For better or worse, Zarqawis had been turned into the poster boy for al Qaeda resistance in Iraq. But Zarqawis hard core hatred for Shia Islam (always an al Qaeda mainstay), and his willingness to slaughter Iraqi civilians (Sunni or Shia), turned most Iraqi Sunni Arabs (and all Kurds and Shia Arabs) against him. While al Qaeda will play up the fact that Zarqawi was "martyred" for the cause, the fact remains that al Qaeda's man in Iraq got nailed, and probably with the help of Iraqi informants. It's another defeat for al Qaeda, which has been losing popularity throughout the Arab world over the last three years. Much of that loss resulted from Zarqawi's policy of killing Iraqi civilians (it was too difficult to get at American troops).
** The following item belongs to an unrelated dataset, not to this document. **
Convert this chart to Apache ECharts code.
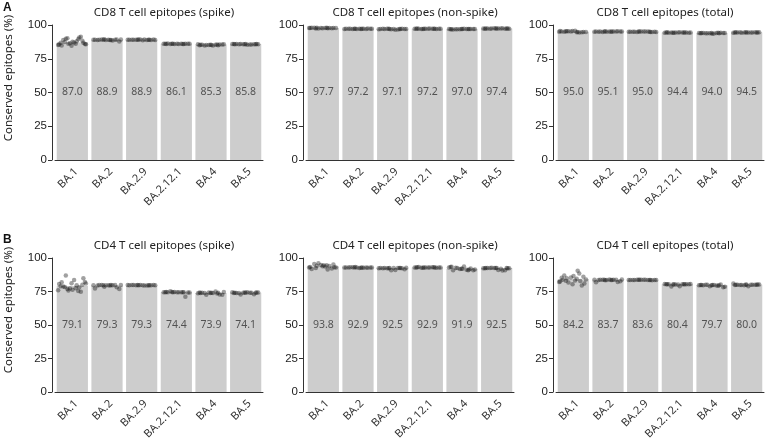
<!DOCTYPE html>
<html><head><meta charset="utf-8">
<script src="https://cdn.jsdelivr.net/npm/echarts@6/dist/echarts.min.js"></script>
<style>html,body{margin:0;padding:0;background:#fff}#c{width:770px;height:442px}</style>
</head><body><div id="c"></div>
<script>
const categories = ['BA.1','BA.2','BA.2.9','BA.2.12.1','BA.4','BA.5'];
const yTicks = [0,25,50,75,100];
const panelTitles = ['CD8 T cell epitopes (spike)','CD8 T cell epitopes (non-spike)','CD8 T cell epitopes (total)',
  'CD4 T cell epitopes (spike)','CD4 T cell epitopes (non-spike)','CD4 T cell epitopes (total)'];

const cd8SpikeMeans = [87.0,88.9,88.9,86.1,85.3,85.8];
const cd8NonSpikeMeans = [97.7,97.2,97.1,97.2,97.0,97.4];
const cd8TotalMeans = [95.0,95.1,95.0,94.4,94.0,94.5];
const cd4SpikeMeans = [79.1,79.3,79.3,74.4,73.9,74.1];
const cd4NonSpikeMeans = [93.8,92.9,92.5,92.9,91.9,92.5];
const cd4TotalMeans = [84.2,83.7,83.6,80.4,79.7,80.0];

const cd8SpikePoints = [
  [85.2,86.1,87.5,88.3,84.6,86.8,89.4,90.2,85.9,87.1,88.8,91.3,86.4,85.5,88.0,89.9,86.9,87.6,84.9,90.8,86.2,85.8],
  [89.0,89.2,88.8,89.1,89.3,88.9,89.0,88.6,89.2,87.8,89.1,88.9,89.0,89.4,89.1,88.9],
  [89.0,89.1,88.9,89.2,89.0,88.8,89.3,89.1,88.9,89.0,89.2,88.7,89.1,89.0,89.2,89.1],
  [86.1,86.0,86.2,86.1,85.9,86.3,86.1,86.0,86.2,86.1,86.0,86.2,86.1,85.9,86.0,86.2],
  [85.3,85.0,85.6,85.2,85.8,84.9,85.4,85.5,85.1,85.7,85.3,84.8,85.6,85.2,85.4,85.0],
  [85.8,85.7,86.0,85.6,85.9,85.8,85.3,86.0,85.8,85.7,85.9,85.5,85.8,86.0,85.9,85.7]];
const cd8NonSpikePoints = [
  [97.7,97.9,97.5,97.8,97.6,98.0,97.7,97.4,97.8,97.7,97.9,97.6,97.7,97.8,97.6,97.9],
  [97.2,97.3,97.1,97.2,97.4,97.0,97.2,97.3,97.1,97.2,97.3,97.2,97.0,97.2,97.1,97.3],
  [97.1,97.2,97.0,96.4,97.1,97.3,96.9,97.1,96.6,97.2,97.0,97.1,97.2,97.0,97.1,96.9],
  [97.2,97.3,97.1,97.2,97.4,97.2,97.1,97.3,97.2,97.2,97.1,97.3,97.2,97.4,97.2,97.3],
  [97.0,96.8,97.1,96.9,97.0,97.2,96.7,97.0,96.9,97.1,97.0,96.8,97.0,97.1,96.9,97.0],
  [97.4,97.5,97.3,97.6,97.4,97.2,97.5,97.4,97.3,97.6,97.4,97.5,97.3,97.4,97.5,97.4]];
const cd8TotalPoints = [
  [95.0,94.6,95.4,94.8,95.6,95.1,94.5,95.3,94.9,95.8,95.0,94.7,95.2,95.5,94.8,95.3],
  [95.1,95.2,95.0,95.1,95.3,95.0,95.1,95.2,94.9,95.1,95.2,95.0,95.1,95.3,95.0,95.1],
  [95.0,95.1,94.9,95.2,95.0,94.8,95.1,95.0,95.2,94.9,95.0,95.1,95.0,94.9,95.1,95.0],
  [94.4,94.5,94.3,94.4,94.6,94.2,94.4,94.5,94.3,94.4,94.5,94.3,94.4,94.6,94.4,94.3],
  [94.0,93.8,94.2,93.9,94.1,93.7,94.0,94.3,93.8,94.0,94.1,93.9,94.0,93.6,94.1,93.9],
  [94.5,94.6,94.4,94.5,94.3,94.7,94.5,94.4,94.6,94.5,94.3,94.5,94.6,94.4,94.5,94.6]];
const cd4SpikePoints = [
  [76.0,77.5,78.3,80.1,81.2,79.0,75.4,76.8,82.0,83.5,78.8,74.9,77.2,80.6,79.7,86.9,84.8,76.4,81.9,78.1,75.8,80.9],
  [79.6,79.8,79.5,79.9,78.2,79.7,77.3,79.6,79.8,76.8,79.7,79.5,79.9,78.6,79.6,79.8],
  [79.6,79.8,79.7,79.5,79.9,79.6,79.8,79.7,79.5,79.6,79.8,79.7,79.9,79.6,79.7,79.8],
  [74.5,74.4,74.6,74.3,74.5,74.4,71.0,74.6,74.5,74.4,75.2,74.3,74.5,74.6,74.4,74.5],
  [73.9,74.2,73.5,72.5,74.6,73.8,74.0,72.8,74.3,73.7,75.0,73.9,72.6,74.1,73.8,74.0],
  [74.1,74.3,73.8,74.0,72.7,74.2,74.4,73.9,72.9,74.1,74.5,74.0,73.8,74.2,74.1,74.0]];
const cd4NonSpikePoints = [
  [93.0,94.5,92.5,95.2,93.8,91.8,94.0,96.0,92.9,93.6,95.5,92.2,94.8,93.3,91.5,94.2,93.1,94.6],
  [92.9,93.0,92.8,93.1,92.7,92.9,93.0,92.8,93.1,92.9,92.6,93.0,92.9,93.2,92.9,93.0],
  [92.5,92.3,92.7,91.0,92.5,92.4,90.8,92.6,92.5,92.3,91.6,92.6,92.4,92.5,92.6,92.4],
  [92.9,93.1,92.8,93.0,92.9,93.2,92.8,93.0,92.9,93.1,92.7,93.0,92.9,93.1,93.0,92.9],
  [91.9,93.3,90.8,92.5,91.5,93.6,90.9,92.2,91.7,93.0,91.2,92.8,90.9,92.0,93.4,91.4],
  [92.5,92.6,92.3,90.6,92.7,92.4,91.0,92.5,90.8,92.6,92.3,91.9,92.5,92.4,92.6,92.5]];
const cd4TotalPoints = [
  [82.0,84.5,83.0,86.0,80.5,85.2,88.5,81.8,84.0,83.3,87.0,79.5,85.5,82.5,90.5,84.8,81.0,86.6,83.8,82.9],
  [83.7,83.9,83.5,83.8,82.0,83.6,81.9,83.8,83.7,82.6,83.9,83.5,83.7,83.4,83.8,83.6],
  [83.6,83.7,83.5,83.8,83.6,83.4,83.7,83.6,83.5,83.8,83.6,83.7,83.5,83.6,83.7,83.6],
  [80.4,80.5,80.3,80.6,79.0,80.4,80.5,80.2,80.6,80.4,78.8,80.5,80.3,80.4,80.5,80.4],
  [79.7,79.9,79.3,80.1,78.5,79.8,79.6,80.2,78.9,79.7,79.5,80.0,78.2,79.8,79.9,79.6],
  [80.0,80.2,79.8,80.1,79.9,80.3,79.0,80.0,80.1,79.7,81.0,80.0,79.9,80.2,80.1,80.0]];

const labelLevel = 50;
const allMeans = [cd8SpikeMeans,cd8NonSpikeMeans,cd8TotalMeans,cd4SpikeMeans,cd4NonSpikeMeans,cd4TotalMeans];
const allPoints = [cd8SpikePoints,cd8NonSpikePoints,cd8TotalPoints,cd4SpikePoints,cd4NonSpikePoints,cd4TotalPoints];

const lefts = [55, 306, 556];
const tops = [25, 258];
const gw = 208, gh = 135;
const titleFont = 'Noto Sans';
const grids = [], xAxes = [], yAxes = [], series = [], titles = [];
for (let p = 0; p < 6; p++) {
  const col = p % 3, row = Math.floor(p / 3);
  grids.push({left: lefts[col], top: tops[row], width: gw, height: gh});
  titles.push({text: panelTitles[p], left: lefts[col] + gw / 2, top: tops[row] - 23, textAlign: 'center',
    textStyle: {fontFamily: titleFont, fontSize: 11.5, fontWeight: 'normal', color: '#222'}});
  xAxes.push({type: 'category', gridIndex: p, data: categories,
    axisLine: {onZero: false, lineStyle: {color: '#333', width: 1}}, axisTick: {alignWithLabel: true, length: 4, lineStyle: {color: '#333'}},
    axisLabel: {rotate: 45, fontFamily: titleFont, fontSize: 11, color: '#333', margin: 6, interval: 0, verticalAlign: 'top'}});
  xAxes.push({type: 'value', gridIndex: p, min: -0.5, max: 5.5, show: false});
  yAxes.push({type: 'value', gridIndex: p, min: 0, max: 100, interval: 25, offset: 3,
    axisLine: {show: true, onZero: false, lineStyle: {color: '#333'}}, axisTick: {show: true, length: 4, lineStyle: {color: '#333'}},
    splitLine: {show: false},
    axisLabel: {fontFamily: 'Liberation Sans', fontSize: 11.5, color: '#222', margin: 5,
      customValues: yTicks}});
  series.push({type: 'bar', xAxisIndex: 2 * p, yAxisIndex: p, data: allMeans[p], barWidth: '90%',
    itemStyle: {color: '#cdcdcd'}, silent: true});
  const pts = [];
  allPoints[p].forEach((arr, i) => {
    arr.forEach((v, k) => {
      const off = (((k * 0.6180339 + i * 0.37) % 1) - 0.5) * 0.82;
      pts.push([i + off, v]);
    });
  });
  series.push({type: 'scatter', xAxisIndex: 2 * p + 1, yAxisIndex: p, data: pts, symbolSize: 4.5,
    itemStyle: {color: 'rgba(20,20,20,0.5)'}, silent: true});
  series.push({type: 'scatter', xAxisIndex: 2 * p, yAxisIndex: p, symbolSize: 0,
    data: allMeans[p].map((m, i) => ({value: [i, labelLevel], name: m.toFixed(1)})),
    label: {show: true, position: 'inside', formatter: d => d.name, fontFamily: titleFont, fontSize: 10.5, color: '#333'},
    silent: true});
}
const chart = echarts.init(document.getElementById('c'), null, {renderer: 'canvas'});
chart.setOption({
  animation: false,
  title: titles,
  grid: grids, xAxis: xAxes, yAxis: yAxes, series: series,
  graphic: [
    {type: 'text', left: 3, top: 2, style: {text: 'A', font: 'bold 12px Liberation Sans', fill: '#111'}},
    {type: 'text', left: 3, top: 234, style: {text: 'B', font: 'bold 12px Liberation Sans', fill: '#111'}},
    {type: 'text', x: 9, y: 78, rotation: Math.PI / 2, style: {text: 'Conserved epitopes (%)', font: '11.5px Noto Sans', fill: '#222', align: 'center', verticalAlign: 'middle'}},
    {type: 'text', x: 9, y: 310, rotation: Math.PI / 2, style: {text: 'Conserved epitopes (%)', font: '11.5px Noto Sans', fill: '#222', align: 'center', verticalAlign: 'middle'}}
  ]
});
</script></body></html>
As Zarqawi's circle of supporters grew smaller, it became easier to find him. He came close to capture several times in the last year, and at one point the Coalition commando task force pursuing him, believed he had fled the country.

But Zarqawi really had no where to go. Like bin Laden, he had a $25 million price on his head. It will be interesting to see who, if anyone, collects that reward. Another potential problem is that the recipient may be a Sunni Arab that hated both Zarqawi and the current Shia/Kurd dominated government. It's possible that the reward could end up financing more attacks against U.S. and Iraqi forces. So keep an eye on this one.